Intervention de Henri Proglio

Réunion du 22 octobre 2014 à 17h00
Commission d'enquête relative aux tarifs de l'électricité

Henri Proglio, président-directeur général d'EDF :

Merci, madame Dubié, pour l'hommage que vous rendez à nos équipes. Je ne manquerai pas de leur transmettre vos félicitations.

Bruno Lafont, président de Lafarge, est également administrateur d'EDF ; il connaît donc parfaitement la question des tarifs de l'électricité s'appliquant aux industries électro-intensives. Les institutions de contrôle comme nos concurrents en attestent : la France dispose d'un outil de production qui produit à ce jour l'électricité la moins chère d'Europe. Les rapports de la Cour des comptes de 2013 et 2014 confirment ainsi que le parc nucléaire existant produit de l'électricité à 55 euros le mégawattheure, coûts de démantèlement et de stockage compris. La production d'un mégawattheure thermique coûte actuellement environ 75 à 80 euros ; la crise ukrainienne vient pourtant rappeler que les prix historiquement bas du charbon et du gaz peuvent évoluer. Un mégawattheure éolien revient à 90 euros onshore et à 200 euros offshore ; photovoltaïque, entre 280 et 300 euros. Pour les énergies intermittentes, il faut ajouter 30 % de plus.

Disposant d'un parc nucléaire et hydraulique exceptionnel – l'ancienneté des installations hydrauliques en fait de surcroît un investissement déjà amorti, expliquant le coût de revient très bas de cette énergie –, la France se présente comme le pays le plus compétitif tant pour les particuliers que pour les industriels. Certes, certains pays comme l'Allemagne versent des subventions massives à leurs industries électro-intensives ; mais cette exception – qui conduit l'Allemagne devant les tribunaux – ne semble ni normale ni durable. En effet, les règles européennes interdisent aux opérateurs de faire des discriminations entre utilisateurs ; toute initiative de ce type prise par un opérateur vis-à-vis d'un type particulier de clientèle l'expose aux poursuites de la justice européenne et des organes de la concurrence. Devant ce réseau de contraintes, il faut combiner deux stratégies distinctes : maintenir la compétitivité de nos coûts de production – garante de celle de notre pays – tout en essayant de contourner les règles, dans les limites de la légalité, pour réserver quelques avantages aux professions particulièrement importantes en termes d'emplois.

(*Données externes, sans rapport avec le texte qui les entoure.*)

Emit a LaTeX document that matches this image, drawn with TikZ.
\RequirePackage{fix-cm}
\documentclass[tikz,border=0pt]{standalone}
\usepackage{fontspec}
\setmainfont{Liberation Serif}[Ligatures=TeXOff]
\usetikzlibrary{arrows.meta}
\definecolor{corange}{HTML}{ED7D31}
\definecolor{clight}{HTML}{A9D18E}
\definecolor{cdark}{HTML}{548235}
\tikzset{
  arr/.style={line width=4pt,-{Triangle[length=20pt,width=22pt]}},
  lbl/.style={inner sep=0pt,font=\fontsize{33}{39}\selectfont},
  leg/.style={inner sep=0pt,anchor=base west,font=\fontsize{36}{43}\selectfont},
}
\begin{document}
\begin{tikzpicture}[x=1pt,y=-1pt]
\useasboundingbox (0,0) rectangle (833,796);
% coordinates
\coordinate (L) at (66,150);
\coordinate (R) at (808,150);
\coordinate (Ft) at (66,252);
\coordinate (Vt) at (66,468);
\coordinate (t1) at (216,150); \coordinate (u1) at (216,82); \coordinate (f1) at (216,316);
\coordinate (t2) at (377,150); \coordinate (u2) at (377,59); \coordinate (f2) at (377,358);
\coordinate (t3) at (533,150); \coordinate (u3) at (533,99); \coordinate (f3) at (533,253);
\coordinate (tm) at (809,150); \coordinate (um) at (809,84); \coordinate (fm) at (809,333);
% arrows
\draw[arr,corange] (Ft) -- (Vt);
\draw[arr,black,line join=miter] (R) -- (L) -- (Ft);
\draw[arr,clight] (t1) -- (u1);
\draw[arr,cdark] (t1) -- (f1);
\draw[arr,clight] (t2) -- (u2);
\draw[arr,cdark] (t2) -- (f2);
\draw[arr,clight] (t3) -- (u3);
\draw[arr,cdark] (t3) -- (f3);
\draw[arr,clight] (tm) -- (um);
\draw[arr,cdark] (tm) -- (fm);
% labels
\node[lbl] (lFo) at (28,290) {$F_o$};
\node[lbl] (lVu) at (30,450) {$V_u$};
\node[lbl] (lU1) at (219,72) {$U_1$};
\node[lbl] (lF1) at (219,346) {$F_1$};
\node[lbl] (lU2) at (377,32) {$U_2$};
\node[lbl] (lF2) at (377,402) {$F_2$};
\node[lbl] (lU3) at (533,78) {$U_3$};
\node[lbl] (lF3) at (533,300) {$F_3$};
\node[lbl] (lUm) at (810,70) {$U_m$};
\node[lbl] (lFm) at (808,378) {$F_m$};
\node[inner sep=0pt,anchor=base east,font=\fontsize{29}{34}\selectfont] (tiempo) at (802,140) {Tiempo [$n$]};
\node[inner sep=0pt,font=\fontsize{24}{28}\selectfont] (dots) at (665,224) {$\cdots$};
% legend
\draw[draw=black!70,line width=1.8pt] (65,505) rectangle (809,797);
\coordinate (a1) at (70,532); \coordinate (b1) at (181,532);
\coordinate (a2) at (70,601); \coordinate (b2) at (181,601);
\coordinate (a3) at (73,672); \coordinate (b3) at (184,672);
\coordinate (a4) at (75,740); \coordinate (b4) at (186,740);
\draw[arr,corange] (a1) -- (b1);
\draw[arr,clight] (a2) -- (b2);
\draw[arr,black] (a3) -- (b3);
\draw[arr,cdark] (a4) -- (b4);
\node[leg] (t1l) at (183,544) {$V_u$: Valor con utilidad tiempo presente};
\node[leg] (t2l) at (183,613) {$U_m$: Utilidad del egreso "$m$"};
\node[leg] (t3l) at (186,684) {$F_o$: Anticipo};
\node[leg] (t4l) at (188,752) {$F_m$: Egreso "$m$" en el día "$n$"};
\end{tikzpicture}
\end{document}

Dans quelques cas particuliers, nous avons essayé de venir au secours de telle ou telle entreprise. Vous avez d'ailleurs été les témoins engagés d'opérations que nous avons menées, notamment dans certaines vallées alpines. Mais il fallait que des conditions très particulières soient réunies. Nous avons d'ailleurs longuement essayé d'analyser, de formaliser et de mettre en avant ces conditions de manière à sauver les entreprises en question. Cependant, cela reste du cas par cas, du sur mesure. En aucune manière, cela ne peut être considéré comme une réponse globale.

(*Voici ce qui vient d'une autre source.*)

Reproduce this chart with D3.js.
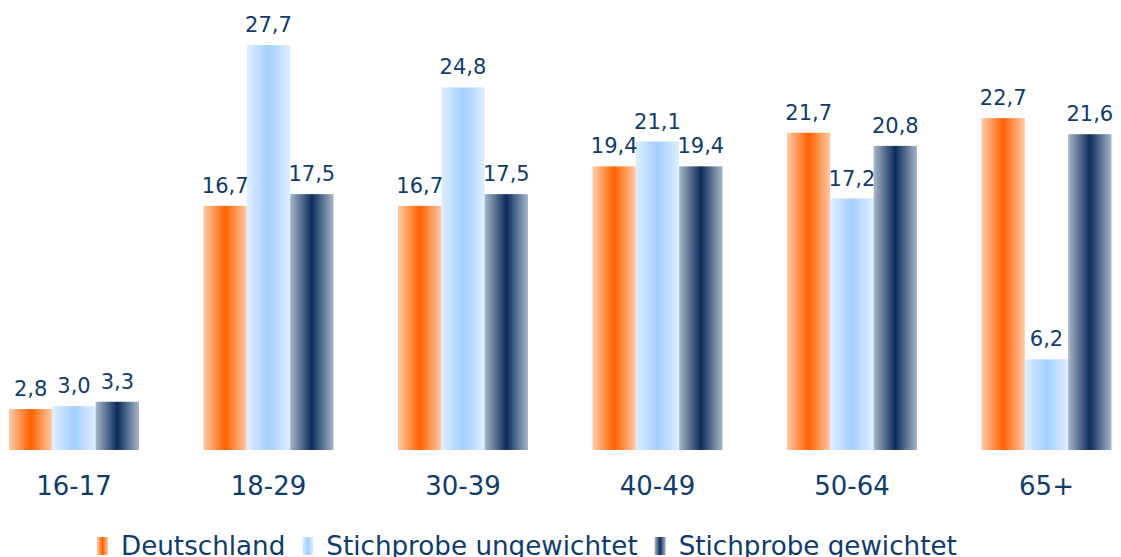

Si nous n'en faisons pas davantage, ce n'est pas par manque d'ambition ou de bonne volonté, mais parque que c'est interdit. Et, à force de ne pas respecter les interdictions, on finit par se faire attraper. De plus, cela finit par coûter très cher et par nous condamner collectivement.

Il est donc très difficile d'oublier les fondamentaux. Il est de la responsabilité de l'entreprise que j'ai l'honneur de présider pour quelques jours encore de donner à la France un atout de compétitivité dans le domaine de la production d'électricité. Il est de notre responsabilité collective – et, donc, de la vôtre – de faire en sorte que les règles européennes soient changées afin que nous puissions venir au secours de l'emploi dans des circonstances définies. L'entreprise, elle, ne peut rien à cela.